O nosso caminho de ferro foi criado no século XIX. Só no século XXI, com a ligação ferroviária da Ponte 25 de Abril, o país ficou ligado de Norte a Sul. A maior parte das deslocações de pessoas na ferrovia são lentas e penosas em todo o país e discute-se há 30 anos traçados e opções para o TGV, quando Espanha, França, Reino Unido, Alemanha, Bélgica - só para referir alguns países europeus com quem nos interessa ter rapidez de troca de pessoas e mercadorias - estão conectados há décadas.
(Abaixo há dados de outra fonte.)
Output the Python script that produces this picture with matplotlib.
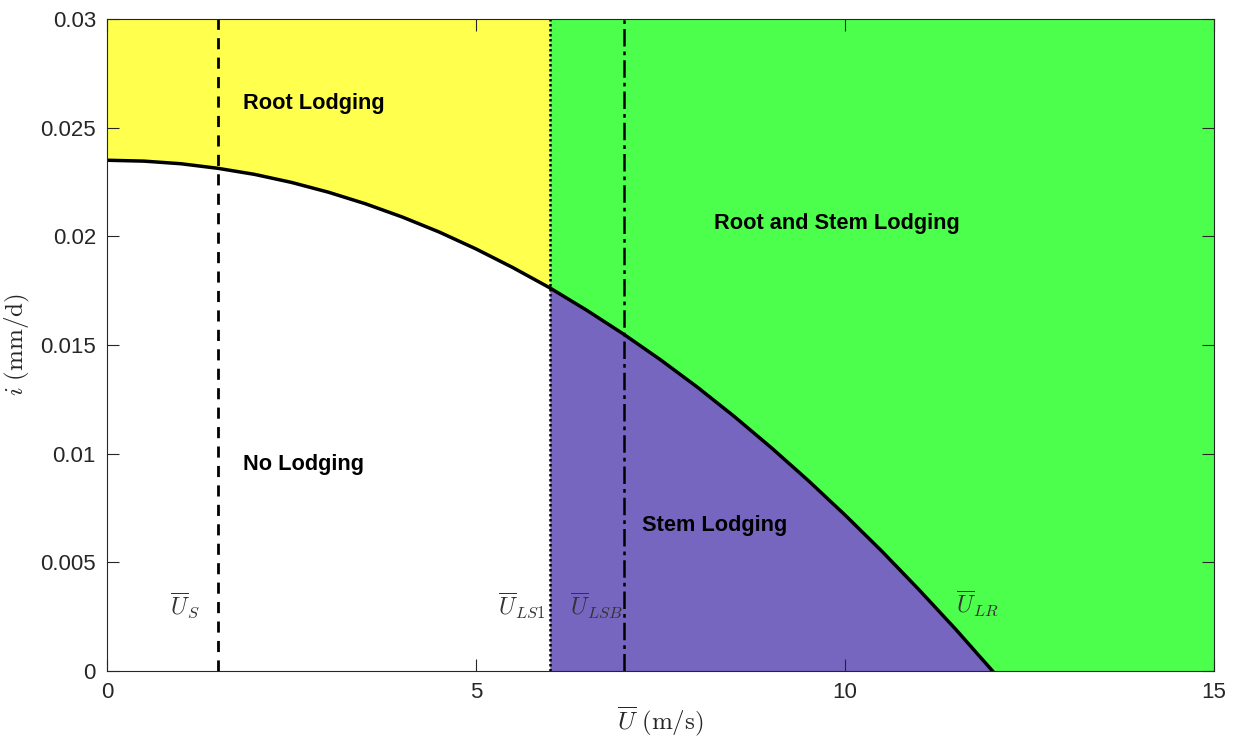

A decisão de localização do novo aeroporto de Lisboa já entrou no anedotário nacional. Ninguém espera que haja decisões ideais para estas duas questões estruturantes do nosso desenvolvimento. Mas espera-se que não se adie mais, num país, em tantas frentes, adiado. É que cada ano de não-decisão, face àqueles que, na Europa e no mundo avançam, corresponde a um aumento da distância, medida em termos de desenvolvimento. Num ambiente tenso e conturbado como aquele que se vive, nacional e internacionalmente, decidir é ainda mais importante. Onde estão as decisões razoáveis?